DAR ES SAL 00001145 003 OF 003


June (four months after release of the tender). The
selection of Richmond was puzzling primarily because the
company appears to be a one-man operation with little, if
any, prior experience in the power sector. With the
selection of Richmond, the shroud of controversy continues to
hang over the Ministry of Energy's decision making process.
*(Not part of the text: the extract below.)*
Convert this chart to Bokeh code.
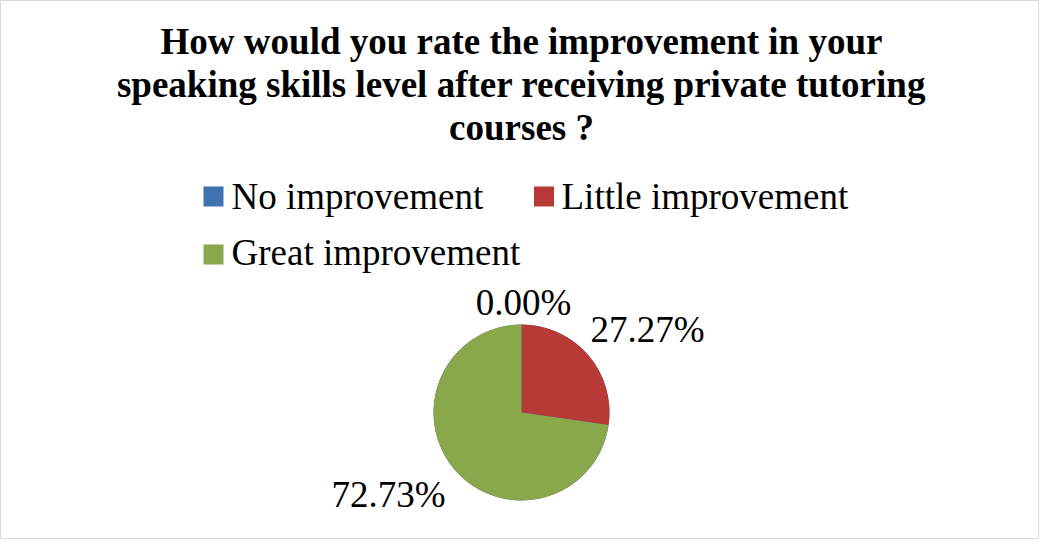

MCC Steers Clear of Energy Sector
--------------

11. (C) The Washington office of the Millennium Challenge
Corporation (MCC) team, led by Country Director, Gretchen
Brevnov, recognized early on that energy was a key impediment
to Tanzania's economic growth. However, MCC soon realized
that the GOT was primarily focused on obtaining additional
power generation, with no long-term sustainable energy
strategy under consideration by the MEM. Without MEM's
willingness to address the energy sector in a holistic,
transparent and sustainable way, the MCC country team turned
its attention to other sectors, such as water and roads,
whose Ministries had developed more coherent, long-term plans
for sustainable service provision.

Comment: Precarious Procurement Process
--------------

12. (C) The same lack of transparency which made the
Millennium Challenge Corporation (MCC) unwilling to focus its
efforts in the energy sector was evident in the GOT's recent
procurement of short-term power generation. The GOT did not
disclose any details regarding its trip to Germany nor of
MEM's selection of Richmond Development Company. Rejecting
any notion of corruption, Masha of MEM has explained the
delayed procurement process as a comedy of errors. Masha
admitted, "Could things have been handled differently? 100
percent, yes. But we are working now to correct the
situation." By 2007, the power deficit should be corrected
with the GOT's addition of 240 MW to the national grid.
However, lingering questions include: will Richmond
Development be able to deliver and is the GOT willing to
address issues beyond generation? In post's view, only if
the GOT seriously addresses issues of sustainability,
management, transparency and sub-par procurement practices
will its energy sector become the efficient and effective
engine needed for continued economic growth.